Great Plains Studies, Center for

 

Date of this Version

1993

Comments

Published in Great Plains Quarterly 13:3 (Summer 1993). Copyright © 1993 Center for Great Plains Studies, University of Nebraska–Lincoln.

Abstract

In 1884 Mary E. Inderwick wrote to her Ontario family from the ranch near Pincher Creek, Alberta, where she had lived with her new husband for six months. 1 The letter provides a perspective on the stratifications of race, gender, and class that were forming as the Euro-Canadian enclave grew in the district of Alberta.

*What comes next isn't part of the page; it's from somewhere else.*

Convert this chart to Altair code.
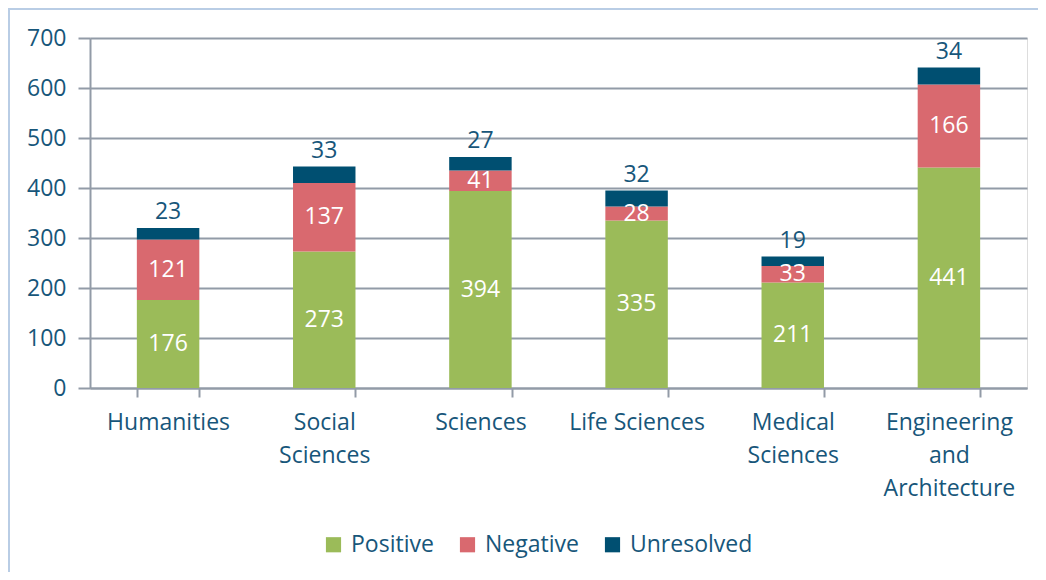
import altair as alt
import pandas as pd

categories = ["Humanities", "Social Sciences", "Sciences", "Life Sciences",
              "Medical Sciences", "Engineering and Architecture"]
tick_lines = [["Humanities"], ["Social", "Sciences"], ["Sciences"], ["Life Sciences"],
              ["Medical", "Sciences"], ["Engineering", "and", "Architecture"]]
statuses = ["Positive", "Negative", "Unresolved"]
positive = [176, 273, 394, 335, 211, 441]
negative = [121, 137, 41, 28, 33, 166]
unresolved = [23, 33, 27, 32, 19, 34]
colors = ["#9BBB59", "#D9696F", "#004F71"]
text_color = "#17567A"
grid_color = "#929BA7"
border_color = "#B9CDE5"
font = "Open Sans"
fs = 23

rows = []
for i, c in enumerate(categories):
    for j, (s, vals) in enumerate(zip(statuses, [positive, negative, unresolved])):
        rows.append({"category": c, "status": s, "value": vals[i], "order": j})
df = pd.DataFrame(rows)

label_expr = ""
for c, lines in zip(categories, tick_lines):
    arr = "[" + ",".join("'" + l + "'" for l in lines) + "]"
    label_expr += f"datum.value == '{c}' ? {arr} : "
label_expr += "datum.value"

x = alt.X("category:N", sort=categories, title=None,
          scale=alt.Scale(paddingInner=0.6, paddingOuter=0.3),
          axis=alt.Axis(labelAngle=0, labelExpr=label_expr, labelFont=font,
                        labelFontSize=fs, labelColor=text_color, labelLineHeight=33,
                        labelPadding=14, tickBand="extent", tickSize=9,
                        tickColor=grid_color, tickWidth=2, domainColor=grid_color,
                        domainWidth=2, grid=False))

base = alt.Chart(df).transform_stack(
    stack="value", groupby=["category"], as_=["y0", "y1"],
    sort=[alt.SortField("order", order="ascending")]
).transform_calculate(mid="(datum.y0 + datum.y1) / 2")

bars = base.mark_bar().encode(
    x=x,
    y=alt.Y("y0:Q", title=None,
            scale=alt.Scale(domain=[0, 700]),
            axis=alt.Axis(values=list(range(0, 701, 100)), labelFont=font,
                          labelFontSize=fs, labelColor=text_color, labelPadding=12,
                          tickSize=12, tickColor=grid_color, tickWidth=2,
                          domainColor=grid_color, domainWidth=2,
                          gridColor=grid_color, gridWidth=2)),
    y2="y1:Q",
    color=alt.Color("status:N", sort=statuses,
                    scale=alt.Scale(domain=statuses, range=colors),
                    legend=alt.Legend(title=None, orient="none", direction="horizontal",
                                      legendX=232, legendY=495, labelFont=font,
                                      labelFontSize=fs, labelColor=text_color,
                                      symbolType="square", symbolSize=230,
                                      symbolStrokeWidth=0, columnPadding=22,
                                      labelOffset=6)),
)

inner = base.transform_filter("datum.status != 'Unresolved'").mark_text(
    font=font, fontSize=fs, color="white", baseline="middle"
).encode(x=alt.X("category:N", sort=categories), y="mid:Q", text="value:Q")

top = base.transform_filter("datum.status == 'Unresolved'").mark_text(
    font=font, fontSize=fs, color=text_color, baseline="middle", dy=-16
).encode(x=alt.X("category:N", sort=categories), y="y1:Q", text="value:Q")

frame_top = alt.Chart(df).mark_rule(color=border_color, strokeWidth=2).encode(
    x=alt.value(-82), x2=alt.value(960), y=alt.value(-29))
frame_left = alt.Chart(df).mark_rule(color=border_color, strokeWidth=2).encode(
    x=alt.value(-81), y=alt.value(-29), y2=alt.value(545))

chart = alt.layer(frame_top, frame_left, bars, inner, top).properties(
    width=937, height=350,
    autosize=alt.AutoSizeParams(type="none"),
    padding={"left": 82, "top": 30, "right": 11, "bottom": 184},
).configure_view(stroke=None).configure(background="white")

chart.save("out.html", embed_options={"renderer": "svg", "actions": False})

Mary Inderwick lamented that it was a lonely life, as she was twenty-two miles from any other women, and she even offered to help some of the men near them to "get their shacks done up if only they will go east and marry some really nice girls." She did not consider the companionship of women such as "the squaw who is the nominal wife of a white man near us," and she had dismissed her maid, who had become discontented with her position as a servant. Inderwick had disapproved of a ball at the North-West Mounted Police (NWMP) barracks at Fort Macleod, despite the fact that it was "the first Ball to which the squaws were not allowed to go, but there were several half breeds." Commenting on the Aboriginal population that still greatly outnumbered the new arrivals, Inderwick wrote that they should have been "isolated in the mountains," rather than settled on nearby reserves, and that the sooner they became extinct the better for themselves and the country.